Martin's Haven is a small, north-facing cove in Pembrokeshire, Wales, UK, on the Dale Peninsula, with views across St Bride's Bay towards St David's. It is recorded by the Royal Commission as a historic place name.

==Features==
The Haven's shingle beach has a stone slipway which acts as an embarkation point for the ferry which visits the nearby island of Skomer, a national nature reserve, during summer. Martin's Haven lies within the Skomer Marine Conservation Zone and is popular for scuba diving and attractive for its dark sky. Grey seals can be seen basking on the rocks.

==Amenities==
The Haven is on the Pembrokeshire Coast Path and in the Pembrokeshire Coast National Park. It has its own car park and toilet facilities, owned by the National Trust, as is much of the small peninsula on which Martin's Haven lies. The National Trust area features a peninsula walk from which most of Pembrokeshire's islands can be seen.

==Anchorage==
For sailors and divers there is safe anchorage at Martin's Haven for small boats, with the mouth of the cove having 6 metres of water. Onshore is a Wildlife Trust visitor centre.
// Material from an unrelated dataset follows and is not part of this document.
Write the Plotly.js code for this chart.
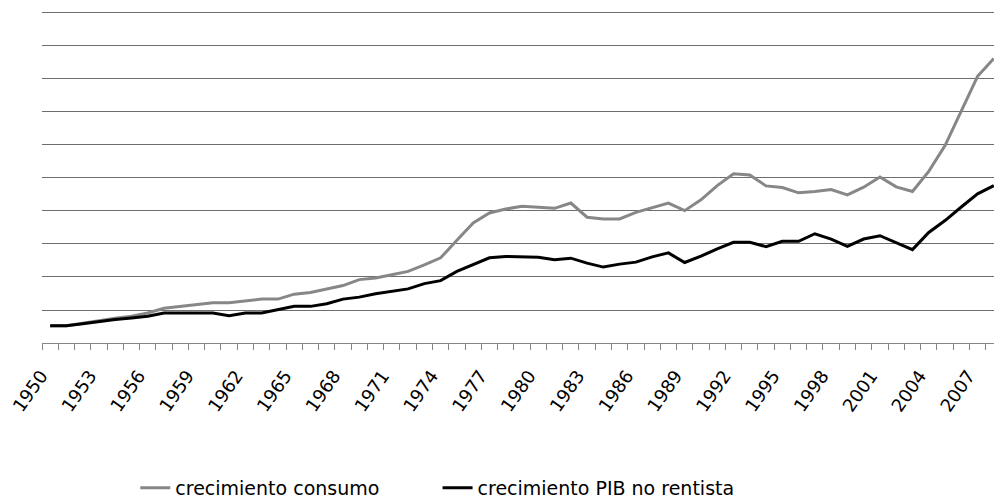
<!DOCTYPE html>
<html>
<head>
<meta charset="utf-8">
<script src="https://cdn.plot.ly/plotly-3.0.1.min.js"></script>
<style>
  html, body { margin: 0; padding: 0; background: #ffffff; }
  #chart { width: 994px; height: 499px; }
</style>
</head>
<body>
<div id="chart"></div>
<script>
// Years (categories)
const years = [1950,1951,1952,1953,1954,1955,1956,1957,1958,1959,
               1960,1961,1962,1963,1964,1965,1966,1967,1968,1969,
               1970,1971,1972,1973,1974,1975,1976,1977,1978,1979,
               1980,1981,1982,1983,1984,1985,1986,1987,1988,1989,
               1990,1991,1992,1993,1994,1995,1996,1997,1998,1999,
               2000,2001,2002,2003,2004,2005,2006,2007,2008];

// crecimiento consumo (gray)
const consumo = [0.52,0.52,0.60,0.68,0.75,0.81,0.91,1.05,1.11,1.17,
                 1.22,1.22,1.27,1.33,1.33,1.48,1.53,1.64,1.74,1.92,
                 1.97,2.07,2.17,2.37,2.58,3.11,3.64,3.94,4.06,4.14,
                 4.10,4.08,4.24,3.81,3.76,3.76,3.96,4.09,4.24,4.01,
                 4.34,4.77,5.13,5.09,4.76,4.71,4.55,4.59,4.65,4.49,
                 4.72,5.03,4.73,4.59,5.20,5.98,7.02,8.08,8.62];

// crecimiento PIB no rentista (black)
const pibNoRentista = [0.52,0.52,0.58,0.65,0.71,0.76,0.81,0.91,0.91,0.91,
                       0.91,0.83,0.91,0.91,1.01,1.11,1.11,1.19,1.33,1.39,
                       1.49,1.56,1.64,1.80,1.89,2.17,2.37,2.58,2.62,2.62,
                       2.60,2.52,2.57,2.42,2.30,2.39,2.45,2.61,2.73,2.44,
                       2.63,2.85,3.05,3.05,2.92,3.08,3.08,3.31,3.15,2.93,
                       3.15,3.25,3.03,2.83,3.35,3.71,4.12,4.52,4.77];

// Tick labels every 3 years
const tickYears = years.filter((y, i) => i % 3 === 0);
const tickLabels = tickYears.map(String);

const seriesNames = ['crecimiento consumo', 'crecimiento PIB no rentista'];

const FONT = 'DejaVu Sans, Liberation Sans, Arial, sans-serif';

const traces = [
  {
    x: years, y: consumo, type: 'scatter', mode: 'lines',
    name: seriesNames[0], legend: 'legend',
    line: { color: '#878787', width: 3 }
  },
  {
    x: years, y: pibNoRentista, type: 'scatter', mode: 'lines',
    name: seriesNames[1], legend: 'legend2',
    line: { color: '#000000', width: 3 }
  }
];

const legendCommon = {
  orientation: 'h', yref: 'container', yanchor: 'middle', y: 0.022,
  font: { family: FONT, size: 19, color: '#000000' },
  bgcolor: 'rgba(0,0,0,0)', borderwidth: 0
};

const layout = {
  width: 994, height: 499,
  margin: { l: 42, r: 0, t: 8, b: 156, pad: 0 },
  paper_bgcolor: '#ffffff', plot_bgcolor: '#ffffff',
  font: { family: FONT, size: 18, color: '#000000' },
  showlegend: true,
  xaxis: {
    range: [1949.5, 2008.01],
    tickmode: 'array', tickvals: tickYears, ticktext: tickLabels,
    tickangle: -55,
    ticks: '', showgrid: false, zeroline: false,
    showline: true, linecolor: '#868686', linewidth: 1,
    ticklabelstandoff: 14,
    ticklabelshift: -9,
    automargin: false,
    tickfont: { family: FONT, size: 18, color: '#000000' },
    minor: { tick0: 1949.5, dtick: 1, ticks: 'outside', ticklen: 6, tickcolor: '#868686', tickwidth: 1, showgrid: false }
  },
  yaxis: {
    range: [0, 10.15], dtick: 1, tick0: 0,
    showticklabels: false, ticks: '',
    showgrid: true, gridcolor: '#6e6e6e', gridwidth: 1,
    zeroline: false, showline: false, automargin: false
  },
  legend: Object.assign({}, legendCommon, { x: 0.098, xanchor: 'left' }),
  legend2: Object.assign({}, legendCommon, { x: 0.4155, xanchor: 'left' })
};

Plotly.newPlot('chart', traces, layout, { displayModeBar: false, staticPlot: true });
</script>
</body>
</html>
On the west side of the Haven, at Wooltack Point, there is a National Coastwatch Institution watch station.

==Mediaeval stone==
When constructing the visitor toilets 100m inland from the Haven, workmen found an inscribed stone with a ring-cross, whose possible original function in the 9th or 10th centuries was as a marker or prayer station for travellers; the Haven is a well-established landing place from Skomer, which has been occupied since before recorded history.